REQUIRED WORK »
Omitting the pictures, copy exactly each line from the one containing "What D3.js code" up to and including the one containing "-36.9, -37.4, -39.0, -40.7, -41.6, -42.4, -43.6];".

===============

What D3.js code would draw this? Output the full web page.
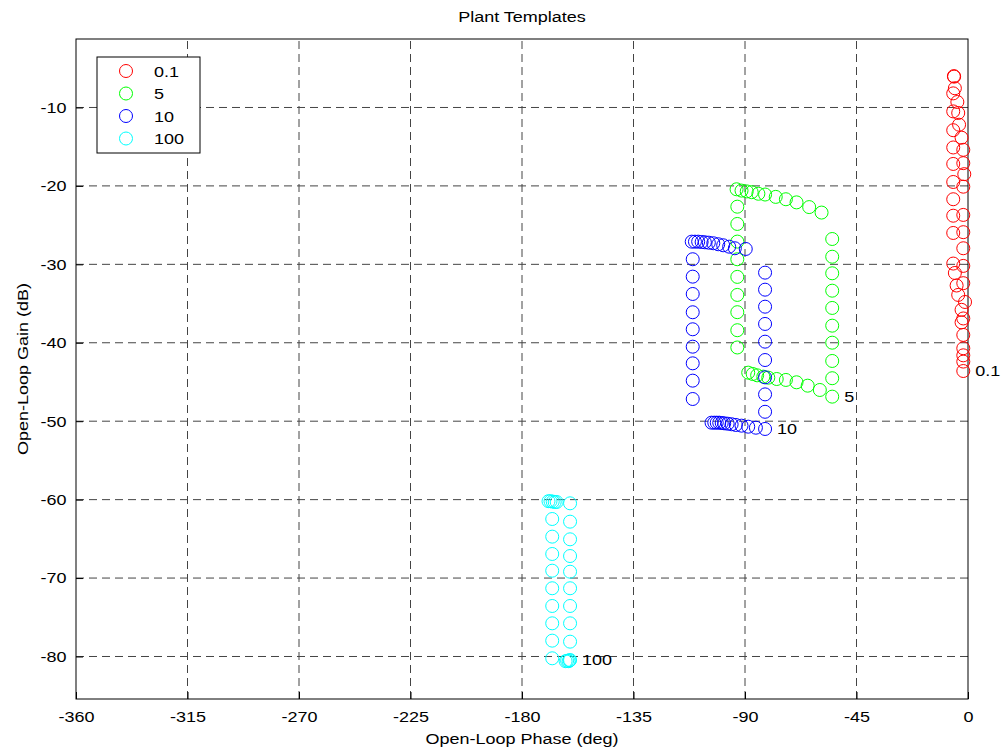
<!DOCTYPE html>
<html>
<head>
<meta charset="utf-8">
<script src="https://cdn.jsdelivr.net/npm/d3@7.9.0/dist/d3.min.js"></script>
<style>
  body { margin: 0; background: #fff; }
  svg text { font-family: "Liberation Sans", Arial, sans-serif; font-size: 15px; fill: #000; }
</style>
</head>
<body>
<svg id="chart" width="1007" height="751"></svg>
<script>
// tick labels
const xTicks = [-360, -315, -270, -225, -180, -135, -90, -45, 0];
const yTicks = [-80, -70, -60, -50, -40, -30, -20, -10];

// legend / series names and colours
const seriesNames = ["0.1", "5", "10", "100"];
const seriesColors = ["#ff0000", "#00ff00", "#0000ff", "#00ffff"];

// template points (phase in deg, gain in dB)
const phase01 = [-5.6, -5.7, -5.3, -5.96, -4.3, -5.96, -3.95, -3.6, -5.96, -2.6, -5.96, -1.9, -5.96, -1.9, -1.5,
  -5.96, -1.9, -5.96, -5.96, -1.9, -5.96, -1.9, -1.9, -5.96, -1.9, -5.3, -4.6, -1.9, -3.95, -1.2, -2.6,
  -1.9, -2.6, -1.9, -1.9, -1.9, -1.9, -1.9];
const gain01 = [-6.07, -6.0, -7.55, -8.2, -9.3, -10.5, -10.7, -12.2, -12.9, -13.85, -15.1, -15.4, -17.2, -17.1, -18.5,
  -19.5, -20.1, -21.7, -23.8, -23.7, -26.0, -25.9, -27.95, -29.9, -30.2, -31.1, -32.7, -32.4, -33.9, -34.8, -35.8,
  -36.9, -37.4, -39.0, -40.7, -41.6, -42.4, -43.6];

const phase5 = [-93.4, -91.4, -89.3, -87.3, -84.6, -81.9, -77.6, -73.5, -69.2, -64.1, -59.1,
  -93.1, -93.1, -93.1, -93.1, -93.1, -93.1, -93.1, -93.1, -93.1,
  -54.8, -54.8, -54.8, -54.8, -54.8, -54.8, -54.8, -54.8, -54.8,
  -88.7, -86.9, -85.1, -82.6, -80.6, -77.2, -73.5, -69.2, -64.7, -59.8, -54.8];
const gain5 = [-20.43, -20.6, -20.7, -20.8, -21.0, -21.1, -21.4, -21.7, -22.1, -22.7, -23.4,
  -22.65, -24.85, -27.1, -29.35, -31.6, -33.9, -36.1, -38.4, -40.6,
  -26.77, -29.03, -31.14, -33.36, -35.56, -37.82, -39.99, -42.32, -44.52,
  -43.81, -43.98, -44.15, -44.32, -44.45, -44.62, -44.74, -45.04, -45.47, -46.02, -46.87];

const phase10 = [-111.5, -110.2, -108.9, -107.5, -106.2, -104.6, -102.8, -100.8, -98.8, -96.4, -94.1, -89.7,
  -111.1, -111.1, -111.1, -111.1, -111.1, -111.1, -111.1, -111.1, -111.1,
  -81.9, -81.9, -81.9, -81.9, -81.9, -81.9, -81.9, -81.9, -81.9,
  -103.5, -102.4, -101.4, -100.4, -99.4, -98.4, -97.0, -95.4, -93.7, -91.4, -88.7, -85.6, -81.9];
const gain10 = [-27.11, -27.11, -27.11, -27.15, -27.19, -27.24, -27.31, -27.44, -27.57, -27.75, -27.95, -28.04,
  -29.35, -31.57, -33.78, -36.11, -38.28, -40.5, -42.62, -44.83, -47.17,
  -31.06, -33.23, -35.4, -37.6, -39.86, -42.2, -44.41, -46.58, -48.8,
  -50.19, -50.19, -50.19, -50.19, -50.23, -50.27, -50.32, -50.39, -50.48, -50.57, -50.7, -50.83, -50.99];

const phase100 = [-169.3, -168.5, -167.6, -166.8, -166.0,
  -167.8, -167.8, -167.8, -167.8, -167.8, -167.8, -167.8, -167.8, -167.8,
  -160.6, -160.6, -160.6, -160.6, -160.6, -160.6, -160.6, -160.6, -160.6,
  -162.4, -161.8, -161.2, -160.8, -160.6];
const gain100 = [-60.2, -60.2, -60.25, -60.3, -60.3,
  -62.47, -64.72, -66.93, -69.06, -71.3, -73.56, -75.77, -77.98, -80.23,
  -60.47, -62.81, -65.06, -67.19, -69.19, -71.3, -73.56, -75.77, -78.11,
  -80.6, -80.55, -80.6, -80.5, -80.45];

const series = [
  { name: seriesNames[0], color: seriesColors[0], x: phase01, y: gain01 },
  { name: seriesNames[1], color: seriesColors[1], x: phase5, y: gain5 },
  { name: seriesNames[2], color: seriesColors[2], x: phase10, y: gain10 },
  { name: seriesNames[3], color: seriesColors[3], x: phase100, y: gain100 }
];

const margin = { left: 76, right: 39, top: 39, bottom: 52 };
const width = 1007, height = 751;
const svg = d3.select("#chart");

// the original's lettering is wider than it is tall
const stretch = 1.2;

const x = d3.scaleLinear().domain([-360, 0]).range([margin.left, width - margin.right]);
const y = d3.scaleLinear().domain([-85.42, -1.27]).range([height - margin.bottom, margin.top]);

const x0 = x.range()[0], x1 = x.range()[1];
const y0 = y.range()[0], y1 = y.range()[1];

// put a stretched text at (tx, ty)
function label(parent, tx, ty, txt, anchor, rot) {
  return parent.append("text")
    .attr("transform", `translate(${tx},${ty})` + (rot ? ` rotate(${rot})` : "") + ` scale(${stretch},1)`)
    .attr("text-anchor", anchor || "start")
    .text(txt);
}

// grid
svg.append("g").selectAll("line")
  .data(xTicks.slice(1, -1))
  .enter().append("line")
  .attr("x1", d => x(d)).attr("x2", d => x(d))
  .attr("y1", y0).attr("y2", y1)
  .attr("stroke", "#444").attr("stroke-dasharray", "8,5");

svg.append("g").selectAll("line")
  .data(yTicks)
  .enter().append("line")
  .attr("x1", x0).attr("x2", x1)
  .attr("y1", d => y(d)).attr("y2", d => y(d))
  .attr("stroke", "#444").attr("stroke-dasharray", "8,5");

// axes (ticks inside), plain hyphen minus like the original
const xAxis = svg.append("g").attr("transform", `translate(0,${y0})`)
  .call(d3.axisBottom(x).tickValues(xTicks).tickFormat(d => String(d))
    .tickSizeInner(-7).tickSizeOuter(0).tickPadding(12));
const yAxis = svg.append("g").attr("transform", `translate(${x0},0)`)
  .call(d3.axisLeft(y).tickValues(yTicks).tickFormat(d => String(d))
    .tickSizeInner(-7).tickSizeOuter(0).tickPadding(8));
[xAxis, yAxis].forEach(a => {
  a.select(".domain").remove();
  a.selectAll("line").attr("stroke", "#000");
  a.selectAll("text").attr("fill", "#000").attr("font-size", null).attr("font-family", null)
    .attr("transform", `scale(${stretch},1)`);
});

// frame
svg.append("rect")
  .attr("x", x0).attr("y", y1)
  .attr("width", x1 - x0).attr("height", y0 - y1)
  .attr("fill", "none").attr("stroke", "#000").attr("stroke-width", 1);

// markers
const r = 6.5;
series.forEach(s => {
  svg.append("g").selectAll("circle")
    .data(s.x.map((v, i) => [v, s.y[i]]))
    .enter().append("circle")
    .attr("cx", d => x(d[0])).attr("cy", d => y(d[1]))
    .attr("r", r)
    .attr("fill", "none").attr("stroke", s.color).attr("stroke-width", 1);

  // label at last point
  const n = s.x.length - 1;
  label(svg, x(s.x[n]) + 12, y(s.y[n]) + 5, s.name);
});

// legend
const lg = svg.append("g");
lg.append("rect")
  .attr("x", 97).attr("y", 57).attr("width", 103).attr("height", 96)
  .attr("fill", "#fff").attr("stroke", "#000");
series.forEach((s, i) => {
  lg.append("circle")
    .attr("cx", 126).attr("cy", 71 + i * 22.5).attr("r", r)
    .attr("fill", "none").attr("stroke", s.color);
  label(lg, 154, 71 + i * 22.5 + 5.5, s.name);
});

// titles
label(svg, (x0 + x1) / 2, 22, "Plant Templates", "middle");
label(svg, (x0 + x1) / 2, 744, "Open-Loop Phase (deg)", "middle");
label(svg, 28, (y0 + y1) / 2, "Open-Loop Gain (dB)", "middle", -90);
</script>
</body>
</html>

===============

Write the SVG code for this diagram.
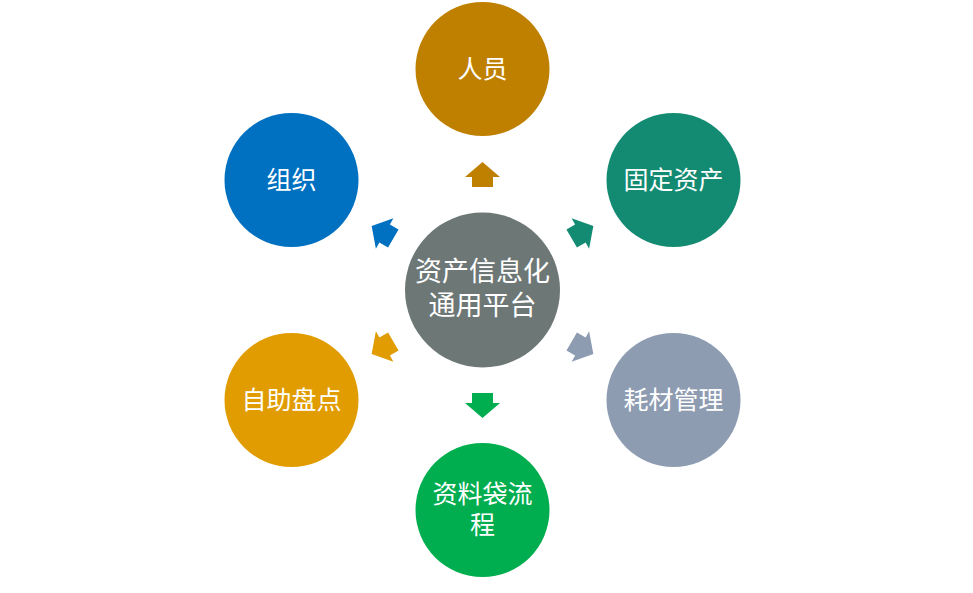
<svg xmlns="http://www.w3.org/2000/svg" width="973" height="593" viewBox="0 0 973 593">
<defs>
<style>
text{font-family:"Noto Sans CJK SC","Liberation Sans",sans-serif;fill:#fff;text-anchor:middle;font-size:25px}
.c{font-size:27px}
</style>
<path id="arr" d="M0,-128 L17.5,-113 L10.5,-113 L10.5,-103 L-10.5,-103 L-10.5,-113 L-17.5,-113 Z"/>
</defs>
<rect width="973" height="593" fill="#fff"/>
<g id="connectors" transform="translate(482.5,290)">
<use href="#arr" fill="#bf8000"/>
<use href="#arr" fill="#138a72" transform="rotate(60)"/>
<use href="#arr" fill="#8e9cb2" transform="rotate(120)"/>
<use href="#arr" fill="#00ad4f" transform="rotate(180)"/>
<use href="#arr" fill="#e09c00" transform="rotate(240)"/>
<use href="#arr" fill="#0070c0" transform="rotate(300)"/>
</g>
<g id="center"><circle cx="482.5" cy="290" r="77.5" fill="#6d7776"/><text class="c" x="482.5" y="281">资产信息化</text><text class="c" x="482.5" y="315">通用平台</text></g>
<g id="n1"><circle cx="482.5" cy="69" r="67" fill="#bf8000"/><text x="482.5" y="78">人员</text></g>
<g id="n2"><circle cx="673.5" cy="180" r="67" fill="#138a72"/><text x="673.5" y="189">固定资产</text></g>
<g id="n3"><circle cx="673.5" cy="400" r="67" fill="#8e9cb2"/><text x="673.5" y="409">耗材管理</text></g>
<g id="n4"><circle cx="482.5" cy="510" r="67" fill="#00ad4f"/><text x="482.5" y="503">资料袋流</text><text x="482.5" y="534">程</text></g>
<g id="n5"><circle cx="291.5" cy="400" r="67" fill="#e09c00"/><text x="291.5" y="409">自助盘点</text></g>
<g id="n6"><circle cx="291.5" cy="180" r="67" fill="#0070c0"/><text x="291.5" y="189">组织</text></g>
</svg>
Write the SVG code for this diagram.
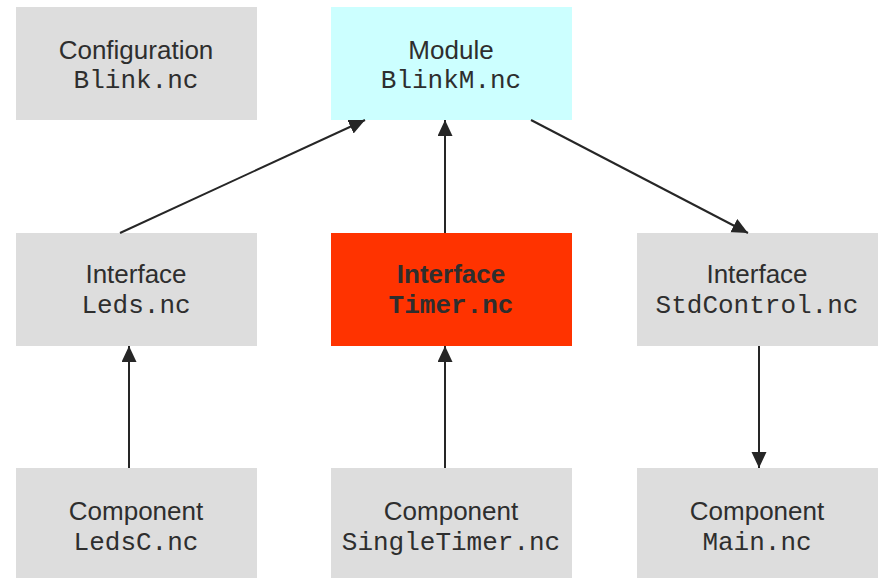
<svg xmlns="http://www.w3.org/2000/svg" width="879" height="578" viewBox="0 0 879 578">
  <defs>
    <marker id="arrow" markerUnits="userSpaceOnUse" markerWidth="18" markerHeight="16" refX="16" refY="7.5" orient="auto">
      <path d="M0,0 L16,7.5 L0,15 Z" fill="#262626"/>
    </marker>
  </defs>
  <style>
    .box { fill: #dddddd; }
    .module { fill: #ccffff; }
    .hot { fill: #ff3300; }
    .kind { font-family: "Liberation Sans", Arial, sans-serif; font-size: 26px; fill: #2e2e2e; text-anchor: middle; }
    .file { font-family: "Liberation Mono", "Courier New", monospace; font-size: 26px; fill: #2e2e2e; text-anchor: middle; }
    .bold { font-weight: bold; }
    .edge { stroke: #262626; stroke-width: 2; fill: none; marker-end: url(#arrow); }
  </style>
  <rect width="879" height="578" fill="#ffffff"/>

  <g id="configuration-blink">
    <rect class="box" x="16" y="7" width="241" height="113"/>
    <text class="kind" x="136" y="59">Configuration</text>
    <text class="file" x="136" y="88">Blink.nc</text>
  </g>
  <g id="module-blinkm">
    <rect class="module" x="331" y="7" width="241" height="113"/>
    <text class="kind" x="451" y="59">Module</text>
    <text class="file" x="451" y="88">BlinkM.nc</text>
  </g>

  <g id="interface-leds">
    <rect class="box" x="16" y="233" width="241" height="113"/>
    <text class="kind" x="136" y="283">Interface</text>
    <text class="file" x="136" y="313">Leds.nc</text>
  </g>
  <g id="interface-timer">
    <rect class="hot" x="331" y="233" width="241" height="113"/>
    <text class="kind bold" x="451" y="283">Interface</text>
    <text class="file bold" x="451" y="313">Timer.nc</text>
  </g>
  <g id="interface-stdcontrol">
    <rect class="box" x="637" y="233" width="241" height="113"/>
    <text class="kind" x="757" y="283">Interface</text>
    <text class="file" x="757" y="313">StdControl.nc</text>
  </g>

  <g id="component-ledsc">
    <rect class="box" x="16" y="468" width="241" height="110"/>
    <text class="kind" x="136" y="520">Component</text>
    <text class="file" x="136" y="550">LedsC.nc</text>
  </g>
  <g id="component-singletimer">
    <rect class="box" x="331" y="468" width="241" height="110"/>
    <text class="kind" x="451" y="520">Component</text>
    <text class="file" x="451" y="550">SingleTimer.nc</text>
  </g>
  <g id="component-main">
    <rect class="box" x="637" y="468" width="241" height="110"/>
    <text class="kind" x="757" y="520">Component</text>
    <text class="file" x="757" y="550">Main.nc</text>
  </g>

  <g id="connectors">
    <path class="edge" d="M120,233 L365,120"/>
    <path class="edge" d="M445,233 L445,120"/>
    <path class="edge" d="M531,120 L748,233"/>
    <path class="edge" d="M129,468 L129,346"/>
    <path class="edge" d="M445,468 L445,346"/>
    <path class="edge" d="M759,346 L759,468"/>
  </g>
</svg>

===============

THE REPLY »
What D3.js code would draw this? Output the full web page.
<!DOCTYPE html>
<html>
<head>
<meta charset="utf-8">
<script src="https://cdn.jsdelivr.net/npm/d3@7.9.0/dist/d3.min.js"></script>
<style>
  body { margin: 0; background: #fff; }
  svg text { font-family: "Liberation Sans", Arial, sans-serif; font-size: 15px; fill: #000; }
</style>
</head>
<body>
<svg id="chart" width="1007" height="751"></svg>
<script>
// tick labels
const xTicks = [-360, -315, -270, -225, -180, -135, -90, -45, 0];
const yTicks = [-80, -70, -60, -50, -40, -30, -20, -10];

// legend / series names and colours
const seriesNames = ["0.1", "5", "10", "100"];
const seriesColors = ["#ff0000", "#00ff00", "#0000ff", "#00ffff"];

// template points (phase in deg, gain in dB)
const phase01 = [-5.6, -5.7, -5.3, -5.96, -4.3, -5.96, -3.95, -3.6, -5.96, -2.6, -5.96, -1.9, -5.96, -1.9, -1.5,
  -5.96, -1.9, -5.96, -5.96, -1.9, -5.96, -1.9, -1.9, -5.96, -1.9, -5.3, -4.6, -1.9, -3.95, -1.2, -2.6,
  -1.9, -2.6, -1.9, -1.9, -1.9, -1.9, -1.9];
const gain01 = [-6.07, -6.0, -7.55, -8.2, -9.3, -10.5, -10.7, -12.2, -12.9, -13.85, -15.1, -15.4, -17.2, -17.1, -18.5,
  -19.5, -20.1, -21.7, -23.8, -23.7, -26.0, -25.9, -27.95, -29.9, -30.2, -31.1, -32.7, -32.4, -33.9, -34.8, -35.8,
  -36.9, -37.4, -39.0, -40.7, -41.6, -42.4, -43.6];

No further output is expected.